Menolak Dalil Istikharah dari Sekte Al-Yamani

Sederet usaha dan upaya telah dikerahkan oleh Ahmad al-Hasan Bashri, dengan mencomot beberapa riwayat yang di matanya, dapat mendukung klaim-klaimnya, salah satunya menjadi  klaim sebagai Al-Mahdi dan keturunan Nabi Saw.

Berhadapan dengan klaim-klaim dan dalil-dalilnya, kami telah mencoba mematahkannya di dalam  rentetan tulisan sebelumnya, sebab di mata kami upaya yang ia lakukan bertentangan dengan literatur yang ada bahkan akal sehat.

Dan salah satu senjata yang ia andalkan untuk membuktikan kalau dirinya sebagai Al-Mahdi atau washi Rasulullah Saw., ia memanfaatkan metode istikharah dengan al-Quran sebagai dalil, seperti yang dijelaskan di tulisan sebelumnya.

Mulanya, Ahmad Al-Hasan Bashri mengutip sebuah riwayat dari Imam Husain terkait istikharah ini, yang penggalan riwayatnya berbunyi sebagai berikut.

Seorang lelaki datang menghadap Amirul Mukminin Ali bin Abi Thalib, lalu berkata, “Beritahulah saya tentang seorang Mahdi…” Amirul Mukminin berkata, “Ya Allah, jadikanlah pengutusannya sebagai bentuk pengeluaran dari kegundahan, dan berwasilahkan dia, kumpulkanlah persatuan umat…”

“…Jika Allah mengutamakan kebaikan darimu, rencanakanlah dan janganlah berbelok darinya, jika kamu menyetujuinya, dan janganlah kamu melampauinya jika kamu terhidayahi…”[1]

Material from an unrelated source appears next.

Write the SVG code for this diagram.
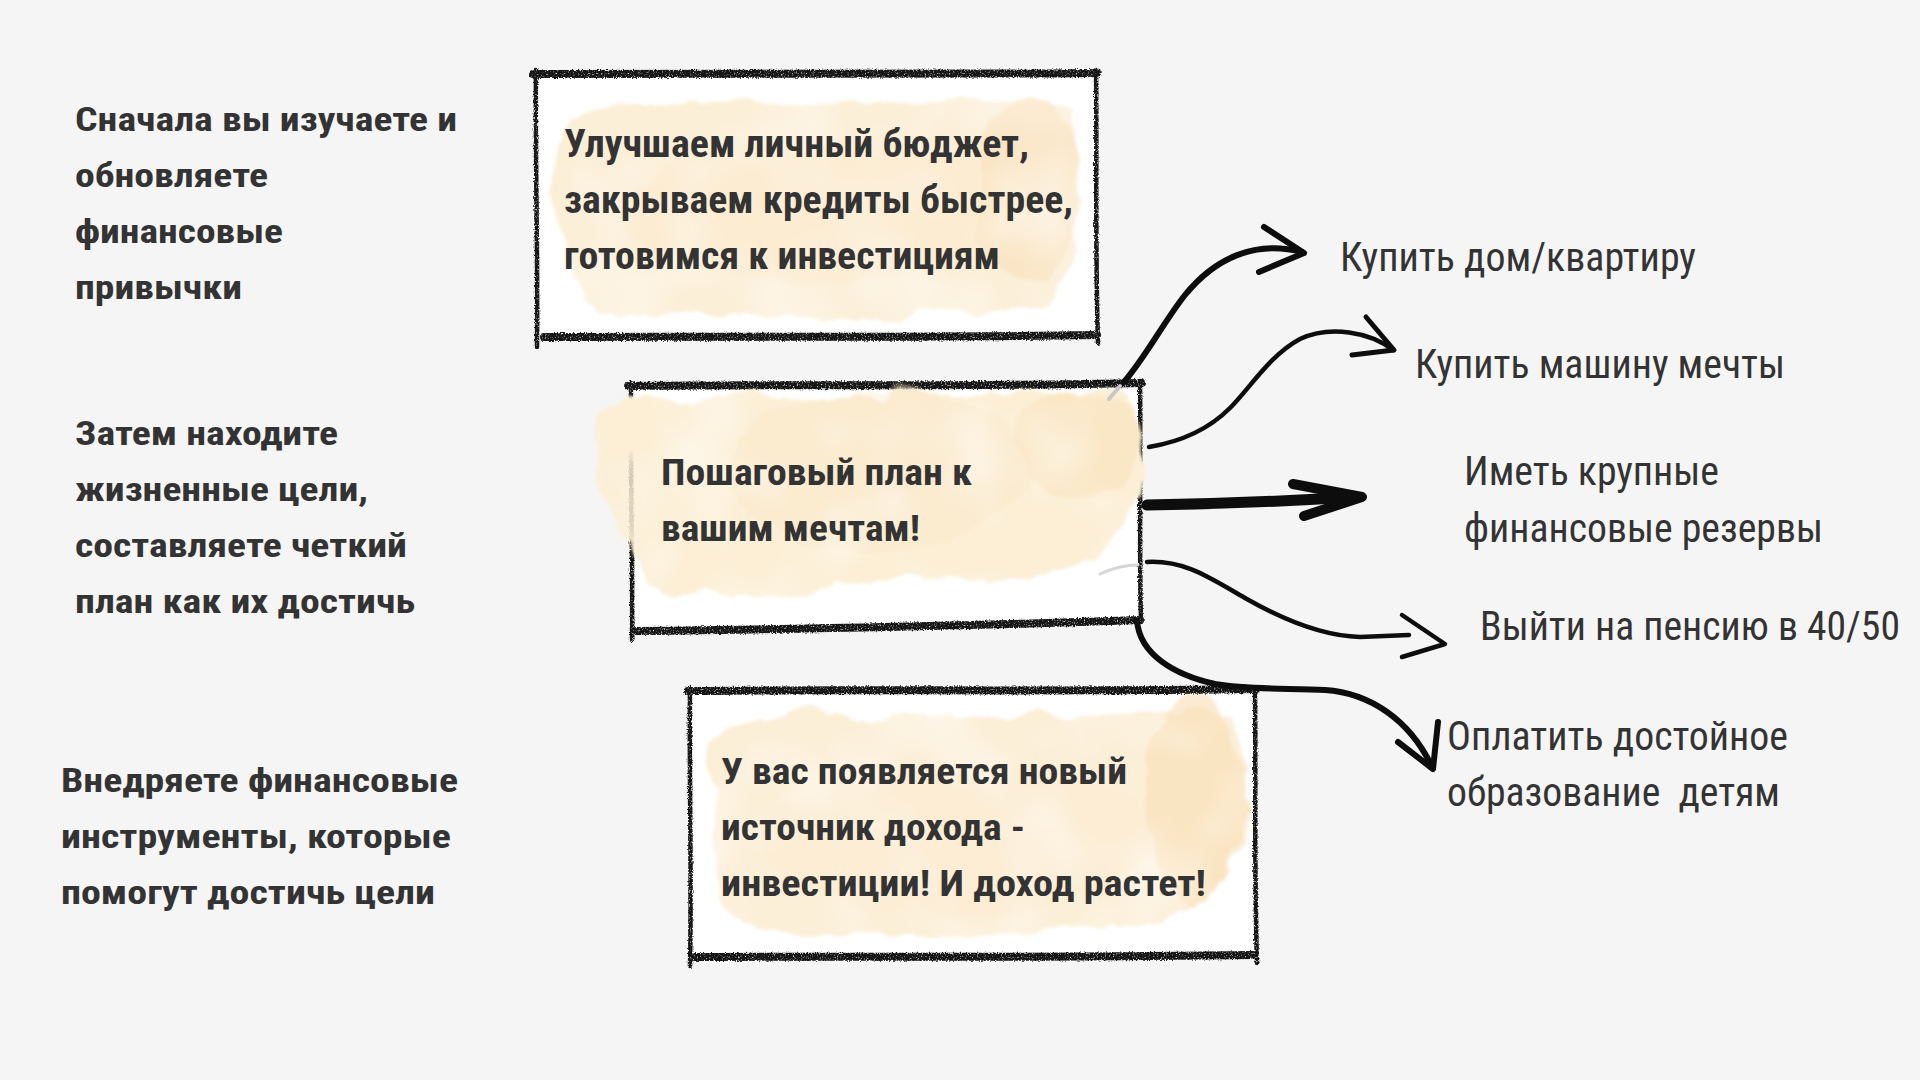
<svg xmlns="http://www.w3.org/2000/svg" width="1920" height="1080" viewBox="0 0 1920 1080">
<defs>
<style>
.b{font-family:"Roboto Condensed",Roboto,"Liberation Sans",sans-serif;font-weight:700;fill:#333333}
.r{font-family:"Roboto Condensed",Roboto,"Liberation Sans",sans-serif;font-weight:400;fill:#333333;font-size:40px}
.l{font-size:34px}
.edge{fill:none;stroke:#141414;stroke-linecap:round}
.h{stroke-width:8}
.v{stroke-width:4.5}
.conn{fill:none;stroke:#0d0d0d;stroke-linecap:round;stroke-linejoin:round}
</style>
<filter id="wc" x="-10%" y="-10%" width="120%" height="120%">
<feTurbulence type="fractalNoise" baseFrequency="0.018" numOctaves="4" seed="3" result="n"/>
<feDisplacementMap in="SourceGraphic" in2="n" scale="30" xChannelSelector="R" yChannelSelector="G" result="d"/>
<feGaussianBlur in="d" stdDeviation="1.6" result="bl"/>
<feTurbulence type="fractalNoise" baseFrequency="0.012" numOctaves="2" seed="9" result="m"/>
<feColorMatrix in="m" type="matrix" values="0 0 0 0 0  0 0 0 0 0  0 0 0 0 0  1.0 0 0 0 0.42" result="ma"/>
<feComposite in="bl" in2="ma" operator="in"/>
</filter>
<filter id="charcoal" x="-3%" y="-5%" width="106%" height="110%">
<feTurbulence type="fractalNoise" baseFrequency="0.75" numOctaves="2" seed="4" result="n"/>
<feDisplacementMap in="SourceGraphic" in2="n" scale="3.5" xChannelSelector="R" yChannelSelector="G" result="d"/>
<feColorMatrix in="n" type="matrix" values="0 0 0 0 0  0 0 0 0 0  0 0 0 0 0  3.0 0 0 0 -0.3" result="a"/>
<feComposite in="d" in2="a" operator="in"/>
</filter>
</defs>

<rect width="1920" height="1080" fill="#f5f5f5"/>

<g id="step1-text" class="b l">
<text x="75" y="131" textLength="382" lengthAdjust="spacingAndGlyphs">Сначала вы изучаете и</text>
<text x="75" y="187" textLength="193" lengthAdjust="spacingAndGlyphs">обновляете</text>
<text x="75" y="243" textLength="208" lengthAdjust="spacingAndGlyphs">финансовые</text>
<text x="75" y="299" textLength="167" lengthAdjust="spacingAndGlyphs">привычки</text>
</g>

<g id="step2-text" class="b l">
<text x="75" y="445" textLength="263" lengthAdjust="spacingAndGlyphs">Затем находите</text>
<text x="75" y="501" textLength="293" lengthAdjust="spacingAndGlyphs">жизненные цели,</text>
<text x="75" y="557" textLength="332" lengthAdjust="spacingAndGlyphs">составляете четкий</text>
<text x="75" y="613" textLength="340" lengthAdjust="spacingAndGlyphs">план как их достичь</text>
</g>

<g id="step3-text" class="b l">
<text x="61" y="792" textLength="397" lengthAdjust="spacingAndGlyphs">Внедряете финансовые</text>
<text x="61" y="848" textLength="390" lengthAdjust="spacingAndGlyphs">инструменты, которые</text>
<text x="61" y="904" textLength="374" lengthAdjust="spacingAndGlyphs">помогут достичь цели</text>
</g>

<g id="box-budget">
<rect x="537" y="74" width="560" height="263" fill="#ffffff"/>
<g filter="url(#wc)">
<path d="M562,112 C640,98 800,102 900,100 C980,94 1050,98 1076,112 L1080,250 C1070,290 1040,308 980,314 C850,320 700,318 605,314 C578,298 568,270 562,240 C552,200 550,150 562,112 Z" fill="#fcefd8"/>
<ellipse cx="1030" cy="190" rx="52" ry="92" fill="#f8e0bb" opacity="0.6"/>
<ellipse cx="820" cy="210" rx="200" ry="70" fill="#fbe8c9" opacity="0.35"/>
</g>
<g filter="url(#charcoal)">
<path class="edge h" d="M533,74 C700,72 900,75 1097,73"/>
<path class="edge h" d="M544,337 C700,336 900,338 1097,335"/>
<path class="edge v" d="M536,70 C535,150 538,250 537,347"/>
<path class="edge v" d="M1096,70 C1097,150 1095,250 1098,343"/>
</g>
<g class="b" font-size="39">
<text x="564" y="157" textLength="465" lengthAdjust="spacingAndGlyphs">Улучшаем личный бюджет,</text>
<text x="564" y="213" textLength="509" lengthAdjust="spacingAndGlyphs">закрываем кредиты быстрее,</text>
<text x="564" y="269" textLength="436" lengthAdjust="spacingAndGlyphs">готовимся к инвестициям</text>
</g>
</g>

<g id="box-plan">
<rect x="631" y="385" width="510" height="242" fill="#ffffff"/>
<g filter="url(#charcoal)">
<path class="edge h" d="M628,386 C800,384 1000,387 1142,383"/>
<path class="edge h" d="M636,631 C800,629 1000,625 1140,620"/>
<path class="edge v" d="M631,383 C630,470 633,560 632,640"/>
<path class="edge v" d="M1140,381 C1141,460 1139,540 1141,622"/>
</g>
<g filter="url(#wc)">
<path d="M600,418 C602,398 650,394 720,396 L1060,394 C1085,382 1112,382 1124,398 C1134,420 1138,445 1146,460 C1148,480 1135,500 1126,520 C1108,552 1078,570 1040,576 L760,596 C705,603 668,603 656,582 C646,560 614,535 604,500 C596,470 596,440 600,418 Z" fill="#fcefd6"/>
<ellipse cx="1078" cy="445" rx="62" ry="55" fill="#f8e0b9" opacity="0.55"/>
<ellipse cx="880" cy="470" rx="150" ry="80" fill="#fae6c4" opacity="0.35"/>
</g>
<path d="M1109,399 L1120,386" stroke="#c8c8c8" stroke-width="4" stroke-linecap="round" fill="none"/>
<path d="M1100,574 C1115,567 1128,565 1138,565" stroke="#d6d6d6" stroke-width="3" stroke-linecap="round" fill="none"/>
<g class="b" font-size="37">
<text x="661" y="485" textLength="311" lengthAdjust="spacingAndGlyphs">Пошаговый план к</text>
<text x="661" y="541" textLength="259" lengthAdjust="spacingAndGlyphs">вашим мечтам!</text>
</g>
</g>

<g id="box-income">
<rect x="690" y="691" width="566" height="265" fill="#ffffff"/>
<g filter="url(#wc)">
<path d="M716,742 C722,718 780,716 850,718 L1180,714 C1218,708 1240,716 1244,740 L1246,830 C1238,878 1208,902 1150,916 C1050,934 900,936 782,930 C734,926 716,898 712,860 C708,820 710,772 716,742 Z" fill="#fcefd8"/>
<ellipse cx="1195" cy="800" rx="48" ry="100" fill="#f8deb4" opacity="0.6"/>
<ellipse cx="960" cy="840" rx="200" ry="70" fill="#fbe8c9" opacity="0.3"/>
</g>
<g filter="url(#charcoal)">
<path class="edge h" d="M688,691 C850,689 1050,692 1256,689"/>
<path class="edge h" d="M695,957 C850,956 1050,958 1253,955"/>
<path class="edge v" d="M690,688 C689,780 692,880 690,966"/>
<path class="edge v" d="M1255,690 C1256,780 1254,870 1257,963"/>
</g>
<g class="b" font-size="37">
<text x="721" y="784" textLength="406" lengthAdjust="spacingAndGlyphs">У вас появляется новый</text>
<text x="721" y="840" textLength="304" lengthAdjust="spacingAndGlyphs">источник дохода -</text>
<text x="721" y="896" textLength="485" lengthAdjust="spacingAndGlyphs">инвестиции! И доход растет!</text>
</g>
</g>

<g id="goal-house" class="r">
<text x="1340" y="271" textLength="356" lengthAdjust="spacingAndGlyphs">Купить дом/квартиру</text>
</g>
<g id="goal-car" class="r">
<text x="1415" y="378" textLength="370" lengthAdjust="spacingAndGlyphs">Купить машину мечты</text>
</g>
<g id="goal-reserves" class="r">
<text x="1464" y="485" textLength="255" lengthAdjust="spacingAndGlyphs">Иметь крупные</text>
<text x="1464" y="542" textLength="359" lengthAdjust="spacingAndGlyphs">финансовые резервы</text>
</g>
<g id="goal-retire" class="r">
<text x="1480" y="640" textLength="420" lengthAdjust="spacingAndGlyphs">Выйти на пенсию в 40/50</text>
</g>
<g id="goal-education" class="r">
<text x="1447" y="750" textLength="341" lengthAdjust="spacingAndGlyphs">Оплатить достойное</text>
<text x="1447" y="806" textLength="333" lengthAdjust="spacingAndGlyphs" xml:space="preserve">образование  детям</text>
</g>

<g id="connectors">
<path class="conn" stroke-width="6" d="M1124,382 C1145,358 1165,320 1185,295 C1215,258 1255,240 1302,252"/>
<path class="conn" stroke-width="6" d="M1264,227 L1304,253 L1259,272"/>
<path class="conn" stroke-width="4.5" d="M1149,447 C1185,441 1210,428 1230,408 C1250,388 1270,355 1300,339 C1330,325 1370,332 1393,350"/>
<path class="conn" stroke-width="5" d="M1366,317 L1394,350 L1352,355"/>
<path class="conn" stroke-width="11" d="M1147,505 C1220,504 1290,501 1352,497"/>
<path class="conn" stroke-width="10" d="M1293,484 L1362,497 L1304,516"/>
<path class="conn" stroke-width="4.5" d="M1147,562 C1185,560 1210,578 1245,598 C1280,618 1320,636 1360,637 L1409,635"/>
<path class="conn" stroke-width="4.5" d="M1402,615 L1445,644 L1402,657"/>
<path class="conn" stroke-width="6" d="M1137,621 C1140,655 1175,675 1215,684 C1250,690 1290,688 1325,690 C1370,693 1410,720 1432,767"/>
<path class="conn" stroke-width="6" d="M1398,742 L1433,769 L1438,722"/>
</g>
</svg>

Dari riwayat di atas, Ahmad al-Hasan menggunakan kalimat فإنْ خار الله لك فاعزم (maka, jika Allah mengutamakan/meminta kebaikan untukmu, maka rencanakanlah) yang dijadikannya sebagai alasan untuk istikharah dengan al-Quran sekaligus menjadi bukti baginya untuk menetapkan sebagai washi Rasulullah Saw.

Di dalam tulisan kali ini, setidaknya ada dua jawaban untuk meluruskan kalaim Ahmad al-Hasan.

Pertama, bahwa kalimat yang di atas tidak ada sangkut pautnya dengan istikharah dengan al-Quran. Dan hal itu bermakna keinginan Allah terhadap kebaikan para hambanya. Bukan meminta kebaikan seorang hamba kepada Allah.

Kedua, kata خا ر  menurut kamus Lisanul Arabi tidak bermakna istikharah dan tidak pula bermakna meminta kebaikan. Arti sesungguhny adalah memberikan kebaikan. [2]

Dari dua jawaban di atas, kita bisa memahami bahwa Ahmad al-Hasan agaknya salah memahami riwayat yang ia kutip dan dijadikannya sebagai pegangan untuk membuktikan dirinya sebagai washi melalui istikharah dengan al-Quran.

[1] Al-Gaibah Nu’mani, Muhammad bin Ibrahim, hal. 221-222

[2] Lisanul Arab, jil 4, hal. 267, Majma’ Al-Baharain, jil. 3, hal. 297, Al-Khamus Al-Muhith, jil. 2, hal. 550.